[TASK PROMPT]: Count the lines containing "that". Give the number alone.

[THE INPUT]:
========
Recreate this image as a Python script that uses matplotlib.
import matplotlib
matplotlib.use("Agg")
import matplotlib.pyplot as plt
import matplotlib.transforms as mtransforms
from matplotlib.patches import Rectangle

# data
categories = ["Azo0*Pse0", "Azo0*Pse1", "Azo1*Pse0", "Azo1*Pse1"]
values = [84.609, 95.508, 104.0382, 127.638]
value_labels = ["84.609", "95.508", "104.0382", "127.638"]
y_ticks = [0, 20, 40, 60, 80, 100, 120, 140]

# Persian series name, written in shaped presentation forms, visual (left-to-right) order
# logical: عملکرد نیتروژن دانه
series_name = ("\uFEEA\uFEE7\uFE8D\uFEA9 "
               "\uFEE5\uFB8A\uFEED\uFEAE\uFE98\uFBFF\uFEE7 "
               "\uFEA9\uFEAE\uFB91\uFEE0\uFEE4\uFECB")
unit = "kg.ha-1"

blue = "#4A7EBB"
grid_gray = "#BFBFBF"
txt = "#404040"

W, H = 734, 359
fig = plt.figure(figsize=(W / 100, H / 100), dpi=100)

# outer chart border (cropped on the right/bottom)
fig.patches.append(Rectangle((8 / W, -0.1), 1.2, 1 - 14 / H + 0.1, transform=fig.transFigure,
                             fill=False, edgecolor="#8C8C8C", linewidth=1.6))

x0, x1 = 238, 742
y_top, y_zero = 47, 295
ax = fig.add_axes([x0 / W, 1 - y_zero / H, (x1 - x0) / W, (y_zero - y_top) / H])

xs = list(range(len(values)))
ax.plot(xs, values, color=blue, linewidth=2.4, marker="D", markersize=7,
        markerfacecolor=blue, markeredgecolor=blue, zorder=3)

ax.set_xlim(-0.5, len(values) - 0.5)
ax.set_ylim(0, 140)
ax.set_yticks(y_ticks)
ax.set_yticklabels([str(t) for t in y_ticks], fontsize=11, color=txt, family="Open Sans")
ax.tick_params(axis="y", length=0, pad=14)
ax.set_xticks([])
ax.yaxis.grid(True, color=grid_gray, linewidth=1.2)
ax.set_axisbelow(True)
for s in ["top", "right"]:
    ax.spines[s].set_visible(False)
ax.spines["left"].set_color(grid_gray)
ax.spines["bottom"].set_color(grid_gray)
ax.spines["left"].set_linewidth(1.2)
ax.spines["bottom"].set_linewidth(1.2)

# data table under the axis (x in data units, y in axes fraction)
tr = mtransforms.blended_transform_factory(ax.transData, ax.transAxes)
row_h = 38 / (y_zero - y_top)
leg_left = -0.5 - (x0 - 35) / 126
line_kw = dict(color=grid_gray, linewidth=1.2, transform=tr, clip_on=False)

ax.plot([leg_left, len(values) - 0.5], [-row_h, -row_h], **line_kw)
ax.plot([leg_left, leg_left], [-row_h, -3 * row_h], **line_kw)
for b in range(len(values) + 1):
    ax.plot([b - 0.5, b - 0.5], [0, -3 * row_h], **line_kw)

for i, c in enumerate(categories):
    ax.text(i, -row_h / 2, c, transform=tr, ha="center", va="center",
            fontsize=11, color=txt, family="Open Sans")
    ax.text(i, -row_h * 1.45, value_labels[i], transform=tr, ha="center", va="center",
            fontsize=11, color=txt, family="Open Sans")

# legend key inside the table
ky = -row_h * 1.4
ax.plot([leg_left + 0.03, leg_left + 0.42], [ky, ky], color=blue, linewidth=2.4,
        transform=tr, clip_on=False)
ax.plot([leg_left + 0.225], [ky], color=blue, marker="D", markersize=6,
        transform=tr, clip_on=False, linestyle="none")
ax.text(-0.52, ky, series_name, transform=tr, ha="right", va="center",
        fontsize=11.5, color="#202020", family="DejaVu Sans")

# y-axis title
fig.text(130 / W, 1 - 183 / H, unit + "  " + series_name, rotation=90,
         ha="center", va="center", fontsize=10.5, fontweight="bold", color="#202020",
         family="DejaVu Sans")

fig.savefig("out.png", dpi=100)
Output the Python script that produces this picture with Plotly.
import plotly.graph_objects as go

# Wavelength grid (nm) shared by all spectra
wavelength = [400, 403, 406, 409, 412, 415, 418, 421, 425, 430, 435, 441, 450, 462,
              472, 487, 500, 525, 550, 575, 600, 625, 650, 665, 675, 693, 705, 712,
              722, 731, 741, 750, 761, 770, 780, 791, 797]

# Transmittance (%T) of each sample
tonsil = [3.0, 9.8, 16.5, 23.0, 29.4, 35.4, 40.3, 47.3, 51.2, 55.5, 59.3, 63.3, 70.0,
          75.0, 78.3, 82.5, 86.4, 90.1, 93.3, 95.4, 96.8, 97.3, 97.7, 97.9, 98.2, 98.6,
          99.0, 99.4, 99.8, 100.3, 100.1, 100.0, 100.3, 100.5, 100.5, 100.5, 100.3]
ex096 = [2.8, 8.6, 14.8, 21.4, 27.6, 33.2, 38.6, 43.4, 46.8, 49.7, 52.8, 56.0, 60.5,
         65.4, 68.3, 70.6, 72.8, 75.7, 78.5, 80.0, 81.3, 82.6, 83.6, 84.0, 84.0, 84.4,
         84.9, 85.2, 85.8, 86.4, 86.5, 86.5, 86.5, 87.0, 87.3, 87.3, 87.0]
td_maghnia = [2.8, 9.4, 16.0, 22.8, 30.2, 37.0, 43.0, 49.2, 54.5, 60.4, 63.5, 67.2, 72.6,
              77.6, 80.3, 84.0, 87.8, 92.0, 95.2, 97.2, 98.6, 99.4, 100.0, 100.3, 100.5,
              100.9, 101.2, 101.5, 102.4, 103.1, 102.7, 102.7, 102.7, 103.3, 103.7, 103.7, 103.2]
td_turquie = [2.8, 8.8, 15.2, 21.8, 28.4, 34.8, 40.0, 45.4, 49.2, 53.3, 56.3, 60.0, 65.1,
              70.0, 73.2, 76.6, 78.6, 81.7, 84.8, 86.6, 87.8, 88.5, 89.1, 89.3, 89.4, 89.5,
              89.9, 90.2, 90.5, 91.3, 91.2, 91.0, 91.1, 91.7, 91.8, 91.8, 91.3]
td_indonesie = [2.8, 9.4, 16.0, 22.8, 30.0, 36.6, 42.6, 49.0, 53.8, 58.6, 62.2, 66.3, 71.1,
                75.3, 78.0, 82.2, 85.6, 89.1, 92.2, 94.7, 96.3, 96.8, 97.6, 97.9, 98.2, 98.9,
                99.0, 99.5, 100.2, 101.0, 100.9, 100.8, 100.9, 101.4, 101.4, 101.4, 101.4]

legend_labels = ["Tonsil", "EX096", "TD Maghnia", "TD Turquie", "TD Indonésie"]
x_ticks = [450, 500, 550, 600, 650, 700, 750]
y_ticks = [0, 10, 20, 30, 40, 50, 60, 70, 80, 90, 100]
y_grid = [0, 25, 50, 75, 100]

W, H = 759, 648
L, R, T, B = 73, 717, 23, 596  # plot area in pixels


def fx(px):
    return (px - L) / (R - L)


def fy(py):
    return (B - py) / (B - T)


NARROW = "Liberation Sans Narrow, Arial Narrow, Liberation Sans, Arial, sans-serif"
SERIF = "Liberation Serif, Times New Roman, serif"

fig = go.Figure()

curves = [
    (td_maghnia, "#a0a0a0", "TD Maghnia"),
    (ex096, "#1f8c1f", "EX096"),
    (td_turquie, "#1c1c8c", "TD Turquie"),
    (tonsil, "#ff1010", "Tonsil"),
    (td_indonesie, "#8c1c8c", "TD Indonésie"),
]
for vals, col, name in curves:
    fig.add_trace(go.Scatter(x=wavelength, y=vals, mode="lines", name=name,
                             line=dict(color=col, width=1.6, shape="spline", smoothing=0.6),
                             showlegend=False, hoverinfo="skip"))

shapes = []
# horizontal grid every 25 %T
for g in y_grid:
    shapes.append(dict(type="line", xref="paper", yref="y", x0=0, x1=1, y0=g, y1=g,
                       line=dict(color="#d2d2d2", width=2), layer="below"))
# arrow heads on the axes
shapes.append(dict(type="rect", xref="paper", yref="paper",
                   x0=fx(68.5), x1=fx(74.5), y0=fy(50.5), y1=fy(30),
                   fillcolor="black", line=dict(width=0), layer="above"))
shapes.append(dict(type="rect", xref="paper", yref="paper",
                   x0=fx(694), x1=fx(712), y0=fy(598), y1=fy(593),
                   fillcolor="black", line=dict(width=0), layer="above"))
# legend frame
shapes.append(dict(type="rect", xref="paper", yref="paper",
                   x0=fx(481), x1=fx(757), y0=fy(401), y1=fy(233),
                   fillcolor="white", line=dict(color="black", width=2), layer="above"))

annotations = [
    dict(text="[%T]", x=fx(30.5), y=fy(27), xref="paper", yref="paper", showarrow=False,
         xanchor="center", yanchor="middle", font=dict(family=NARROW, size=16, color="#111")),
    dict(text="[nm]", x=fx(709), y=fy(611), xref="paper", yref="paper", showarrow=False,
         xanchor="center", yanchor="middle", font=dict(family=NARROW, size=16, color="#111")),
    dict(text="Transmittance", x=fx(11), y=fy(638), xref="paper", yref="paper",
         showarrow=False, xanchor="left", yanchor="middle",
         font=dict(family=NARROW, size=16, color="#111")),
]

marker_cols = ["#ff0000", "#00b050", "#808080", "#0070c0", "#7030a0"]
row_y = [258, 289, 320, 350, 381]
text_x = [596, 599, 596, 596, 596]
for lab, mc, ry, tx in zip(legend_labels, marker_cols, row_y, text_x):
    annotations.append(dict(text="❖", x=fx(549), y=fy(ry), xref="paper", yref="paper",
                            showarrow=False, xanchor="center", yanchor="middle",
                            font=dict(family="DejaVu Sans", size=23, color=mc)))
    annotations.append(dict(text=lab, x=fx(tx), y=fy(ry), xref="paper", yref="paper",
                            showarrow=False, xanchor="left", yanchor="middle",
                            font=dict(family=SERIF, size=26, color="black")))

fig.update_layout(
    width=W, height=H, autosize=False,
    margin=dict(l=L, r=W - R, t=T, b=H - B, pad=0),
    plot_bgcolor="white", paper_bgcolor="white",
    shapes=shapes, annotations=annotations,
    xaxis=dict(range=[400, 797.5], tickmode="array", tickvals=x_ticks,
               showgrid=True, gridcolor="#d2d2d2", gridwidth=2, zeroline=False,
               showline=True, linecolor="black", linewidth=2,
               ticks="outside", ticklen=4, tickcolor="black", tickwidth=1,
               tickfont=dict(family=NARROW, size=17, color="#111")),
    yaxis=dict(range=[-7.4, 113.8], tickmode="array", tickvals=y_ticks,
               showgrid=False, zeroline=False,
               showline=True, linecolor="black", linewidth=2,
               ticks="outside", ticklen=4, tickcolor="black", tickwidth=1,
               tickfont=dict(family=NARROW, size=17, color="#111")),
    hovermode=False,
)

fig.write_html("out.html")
========
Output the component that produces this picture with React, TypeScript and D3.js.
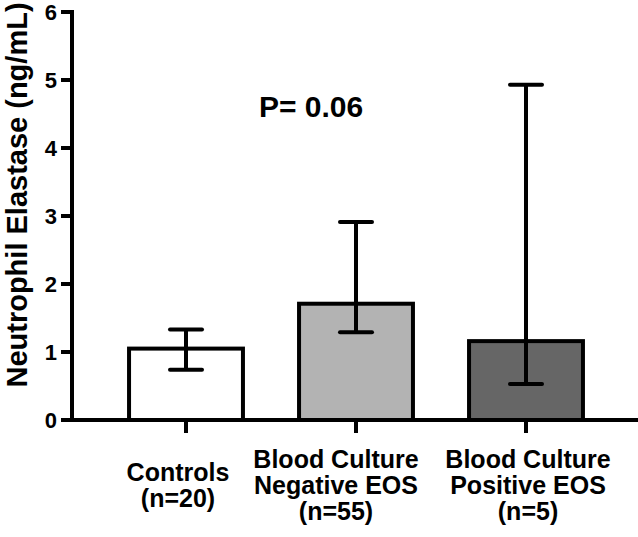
========
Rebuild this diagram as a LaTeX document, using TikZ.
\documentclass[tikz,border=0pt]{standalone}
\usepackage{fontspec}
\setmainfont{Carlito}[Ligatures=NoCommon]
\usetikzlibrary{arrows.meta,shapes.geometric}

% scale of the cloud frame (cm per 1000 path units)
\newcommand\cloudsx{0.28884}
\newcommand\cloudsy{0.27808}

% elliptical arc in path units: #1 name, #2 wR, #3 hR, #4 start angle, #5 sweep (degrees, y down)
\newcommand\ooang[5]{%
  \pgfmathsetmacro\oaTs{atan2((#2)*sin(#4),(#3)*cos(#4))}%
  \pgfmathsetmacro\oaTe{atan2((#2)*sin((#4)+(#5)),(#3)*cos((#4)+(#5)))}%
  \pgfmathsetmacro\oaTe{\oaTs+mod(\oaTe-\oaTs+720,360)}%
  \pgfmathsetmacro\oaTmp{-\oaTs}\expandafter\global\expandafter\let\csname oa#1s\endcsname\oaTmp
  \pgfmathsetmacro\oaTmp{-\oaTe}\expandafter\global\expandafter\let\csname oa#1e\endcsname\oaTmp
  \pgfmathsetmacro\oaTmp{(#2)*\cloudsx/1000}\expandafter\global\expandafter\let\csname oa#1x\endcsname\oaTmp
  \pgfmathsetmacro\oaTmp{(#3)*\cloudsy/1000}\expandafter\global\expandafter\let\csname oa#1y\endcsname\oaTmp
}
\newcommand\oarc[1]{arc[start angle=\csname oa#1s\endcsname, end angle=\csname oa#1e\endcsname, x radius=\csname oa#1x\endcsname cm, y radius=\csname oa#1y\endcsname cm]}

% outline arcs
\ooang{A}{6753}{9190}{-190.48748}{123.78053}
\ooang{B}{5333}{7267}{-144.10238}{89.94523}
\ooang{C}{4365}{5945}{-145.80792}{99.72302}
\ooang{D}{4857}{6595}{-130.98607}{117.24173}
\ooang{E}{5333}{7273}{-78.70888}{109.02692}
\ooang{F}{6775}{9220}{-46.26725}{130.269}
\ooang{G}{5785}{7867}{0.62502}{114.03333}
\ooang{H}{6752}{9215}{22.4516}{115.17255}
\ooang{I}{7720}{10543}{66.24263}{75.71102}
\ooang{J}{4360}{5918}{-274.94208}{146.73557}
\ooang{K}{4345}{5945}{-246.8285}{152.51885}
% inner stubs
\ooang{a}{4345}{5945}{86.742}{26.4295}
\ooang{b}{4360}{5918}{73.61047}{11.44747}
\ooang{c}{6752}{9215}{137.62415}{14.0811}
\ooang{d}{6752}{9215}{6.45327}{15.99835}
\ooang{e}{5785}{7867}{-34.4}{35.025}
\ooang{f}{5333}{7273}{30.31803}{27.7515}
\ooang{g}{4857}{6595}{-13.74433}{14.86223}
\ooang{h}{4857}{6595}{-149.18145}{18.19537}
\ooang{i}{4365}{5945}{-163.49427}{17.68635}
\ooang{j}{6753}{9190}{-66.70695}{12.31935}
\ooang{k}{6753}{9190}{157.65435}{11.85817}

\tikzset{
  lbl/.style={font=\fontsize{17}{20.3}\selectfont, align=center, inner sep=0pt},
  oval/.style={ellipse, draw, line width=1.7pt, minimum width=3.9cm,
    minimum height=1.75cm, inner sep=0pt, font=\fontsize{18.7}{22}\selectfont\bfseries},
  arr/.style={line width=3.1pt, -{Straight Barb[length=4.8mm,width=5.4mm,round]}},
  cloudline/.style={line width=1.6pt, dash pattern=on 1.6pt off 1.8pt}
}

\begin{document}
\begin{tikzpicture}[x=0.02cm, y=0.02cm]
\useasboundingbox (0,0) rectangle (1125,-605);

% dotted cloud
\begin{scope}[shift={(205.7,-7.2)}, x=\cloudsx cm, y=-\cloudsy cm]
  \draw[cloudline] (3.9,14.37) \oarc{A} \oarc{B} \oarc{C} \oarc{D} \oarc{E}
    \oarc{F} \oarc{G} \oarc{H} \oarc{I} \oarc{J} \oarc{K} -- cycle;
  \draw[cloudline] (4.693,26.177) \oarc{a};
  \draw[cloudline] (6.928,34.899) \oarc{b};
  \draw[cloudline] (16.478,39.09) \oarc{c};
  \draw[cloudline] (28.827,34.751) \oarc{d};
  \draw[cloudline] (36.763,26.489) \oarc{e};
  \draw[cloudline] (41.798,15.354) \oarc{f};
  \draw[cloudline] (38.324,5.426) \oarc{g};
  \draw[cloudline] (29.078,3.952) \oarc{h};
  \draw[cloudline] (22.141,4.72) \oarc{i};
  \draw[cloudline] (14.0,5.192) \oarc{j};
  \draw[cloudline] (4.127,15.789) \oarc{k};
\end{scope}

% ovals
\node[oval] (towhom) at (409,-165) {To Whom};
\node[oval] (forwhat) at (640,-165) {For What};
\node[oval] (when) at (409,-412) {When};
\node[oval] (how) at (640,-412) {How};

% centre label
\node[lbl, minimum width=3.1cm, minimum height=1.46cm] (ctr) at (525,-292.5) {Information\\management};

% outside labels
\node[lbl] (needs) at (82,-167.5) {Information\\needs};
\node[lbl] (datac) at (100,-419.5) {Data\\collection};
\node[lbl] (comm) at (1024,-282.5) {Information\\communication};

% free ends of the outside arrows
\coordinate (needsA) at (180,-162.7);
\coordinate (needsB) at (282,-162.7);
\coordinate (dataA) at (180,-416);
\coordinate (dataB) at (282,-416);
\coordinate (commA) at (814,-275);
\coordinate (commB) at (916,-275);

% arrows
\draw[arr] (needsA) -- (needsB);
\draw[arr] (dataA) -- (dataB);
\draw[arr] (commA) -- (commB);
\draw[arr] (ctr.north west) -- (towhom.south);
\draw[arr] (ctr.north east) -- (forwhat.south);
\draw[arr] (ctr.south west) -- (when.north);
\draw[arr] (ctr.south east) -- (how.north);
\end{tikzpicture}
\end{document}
========
[WRITTEN ANSWER]: 3